Drummond Reed drummond.reed at cordance.net
Sat Jan 6 22:01:53 UTC 2007


>> >On 6-Jan-07, at 12:16 AM, Drummond Reed wrote:
>> >
>> > Jens,
>> >
>> > I had a good talk with Eve Maler from Sun about this the
>> > other day about your point about human-memorable namespaces.
>> > Part of the reason that AOL users are stuck with names like
>> > "fredsmith226" is how constrained DNS syntax is.
>>
>> Dick Hardt wrote:
>>
>> URLs can provide essentially the same thing can they not?
>
>Dave Kearns wrote:
>
>The AOL problem has nothing to do with DNS syntax, but with the reserved
>characters within the AOL namespace. And, as Dick noted, for human
>readability "john.alford.smith.domain.tld" is no different from
>"xri.org/=john.alford.smith" is it? Or domain.tld/john.alford.smith or
>domain.tld/john/alford/smith or even john.alford.smith at domain.tld. ...

The principle is the same -- you've reduced it to a set of semantic units.
But with DNS or URI syntax, look at the number of semantic units you have
and the number of ways to put them together:

	john.alford.smith.domain.tld
	domain.tld/john/alford/smith
	domain.tld/john.alford.smith
	john.alford.smith at domain.tld

Each of these involves five semantic units, two of which (domain and tld)
don't have anything directly to do with the subject.

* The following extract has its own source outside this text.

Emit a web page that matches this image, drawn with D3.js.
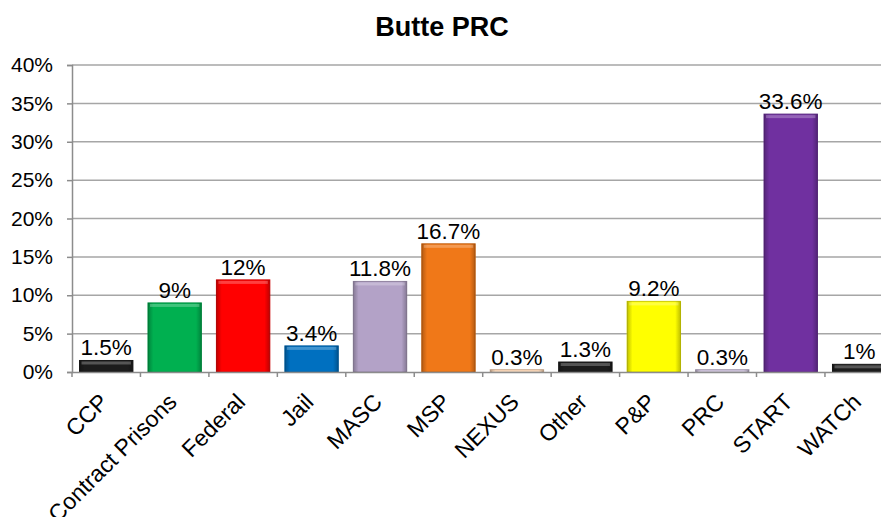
<!DOCTYPE html>
<html>
<head>
<meta charset="utf-8">
<script src="https://cdn.jsdelivr.net/npm/d3@7"></script>
<style>
  body { margin: 0; background: #fff; }
  svg { display: block; font-family: "Liberation Sans", Arial, sans-serif; }
</style>
</head>
<body>
<svg width="881" height="517"></svg>
<script>
const categories = ["CCP", "Contract Prisons", "Federal", "Jail", "MASC", "MSP", "NEXUS", "Other", "P&P", "PRC", "START", "WATCh"];
const values = [1.5, 9, 12, 3.4, 11.8, 16.7, 0.3, 1.3, 9.2, 0.3, 33.6, 1];
const labels = ["1.5%", "9%", "12%", "3.4%", "11.8%", "16.7%", "0.3%", "1.3%", "9.2%", "0.3%", "33.6%", "1%"];
const colors = ["#1c1c1c", "#00b050", "#ff0000", "#0070c0", "#b3a2c7", "#f07818", "#fcd5b4", "#1c1c1c", "#ffff00", "#ccc0da", "#7030a0", "#1c1c1c"];
const yTicks = [0, 5, 10, 15, 20, 25, 30, 35, 40];

const svg = d3.select("svg");
const width = +svg.attr("width");

const margin = { left: 72, top: 65, bottom: 372 };
const step = 68.45;

const x = d3.scaleBand()
  .domain(categories)
  .range([margin.left, margin.left + step * categories.length])
  .paddingInner(0.22)
  .paddingOuter(0.11);

const y = d3.scaleLinear().domain([0, 40]).range([margin.bottom, margin.top]);

// title
svg.append("text")
  .attr("x", 442)
  .attr("y", 36)
  .attr("text-anchor", "middle")
  .attr("font-weight", "bold")
  .attr("font-size", 27)
  .text("Butte PRC");

// gridlines
svg.append("g")
  .selectAll("line")
  .data(yTicks.slice(1))
  .join("line")
  .attr("x1", margin.left)
  .attr("x2", width)
  .attr("y1", d => y(d))
  .attr("y2", d => y(d))
  .attr("stroke", "#a6a6a6")
  .attr("stroke-width", 1.5);

// y axis
const yAxis = svg.append("g")
  .attr("transform", `translate(${margin.left},0)`)
  .call(d3.axisLeft(y).tickValues(yTicks).tickSize(5).tickPadding(14).tickFormat(d => d + "%"));
yAxis.select(".domain").attr("stroke", "#8c8c8c").attr("stroke-width", 1.5);
yAxis.selectAll(".tick line").attr("stroke", "#8c8c8c").attr("stroke-width", 1.5);
yAxis.selectAll(".tick text").attr("font-size", 21).attr("fill", "#000").attr("font-family", "Liberation Sans, Arial, sans-serif");

// bar gradient for bevel look
const defs = svg.append("defs");
const grad = defs.append("linearGradient").attr("id", "bevel").attr("x1", 0).attr("x2", 1).attr("y1", 0).attr("y2", 0);
grad.append("stop").attr("offset", "0%").attr("stop-color", "#000").attr("stop-opacity", 0.25);
grad.append("stop").attr("offset", "10%").attr("stop-color", "#000").attr("stop-opacity", 0);
grad.append("stop").attr("offset", "90%").attr("stop-color", "#000").attr("stop-opacity", 0);
grad.append("stop").attr("offset", "100%").attr("stop-color", "#000").attr("stop-opacity", 0.25);

const data = categories.map((c, i) => ({ c, v: values[i], label: labels[i], color: colors[i] }));

const bars = svg.append("g").selectAll("g").data(data).join("g");

bars.append("rect")
  .attr("x", d => x(d.c))
  .attr("y", d => y(d.v))
  .attr("width", x.bandwidth())
  .attr("height", d => y(0) - y(d.v))
  .attr("fill", d => d.color)
  .attr("stroke", d => d3.color(d.color).darker(0.6))
  .attr("stroke-width", 1);

bars.append("rect")
  .attr("x", d => x(d.c))
  .attr("y", d => y(d.v))
  .attr("width", x.bandwidth())
  .attr("height", d => y(0) - y(d.v))
  .attr("fill", "url(#bevel)");

bars.append("rect")
  .attr("x", d => x(d.c) + 2)
  .attr("y", d => y(d.v) + 1)
  .attr("width", x.bandwidth() - 4)
  .attr("height", d => Math.min(3, y(0) - y(d.v)))
  .attr("fill", "#fff")
  .attr("opacity", 0.25);

bars.append("text")
  .attr("x", d => x(d.c) + x.bandwidth() / 2)
  .attr("y", d => y(d.v) - 5)
  .attr("text-anchor", "middle")
  .attr("font-size", 22.5)
  .text(d => d.label);

// x axis
const xAxis = svg.append("g")
  .attr("transform", `translate(0,${margin.bottom})`)
  .call(d3.axisBottom(x).tickSize(0).tickFormat(""));
xAxis.select(".domain").attr("stroke", "#8c8c8c").attr("stroke-width", 1.5);

svg.append("g")
  .selectAll("line")
  .data(d3.range(categories.length + 1))
  .join("line")
  .attr("x1", i => margin.left + i * step)
  .attr("x2", i => margin.left + i * step)
  .attr("y1", margin.bottom)
  .attr("y2", margin.bottom + 5)
  .attr("stroke", "#8c8c8c")
  .attr("stroke-width", 1.5);

svg.append("g")
  .selectAll("text")
  .data(categories)
  .join("text")
  .attr("transform", d => `translate(${x(d) + x.bandwidth() / 2 - 8},${margin.bottom + 20}) rotate(-45)`)
  .attr("text-anchor", "end")
  .attr("dy", "0.7em")
  .attr("font-size", 23)
  .text(d => d);
</script>
</body>
</html>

By contrast a global personal i-name with equal expressive power has just
three semantic units, all of which are directly associated with the subject.

	=john.alford.smith

That said, all of the above work as OpenID identifiers, which is why OpenID
is such a powerful framework. I don't mean to pick on URLs -- after all,
they are the most successful identifier in history. I was just trying to
address the original point that global namespaces are not large enough to
provide semantically meaningful identifiers. I believe DNS, URI, and XRI all
disprove that notion, with increasing levels of expressive power.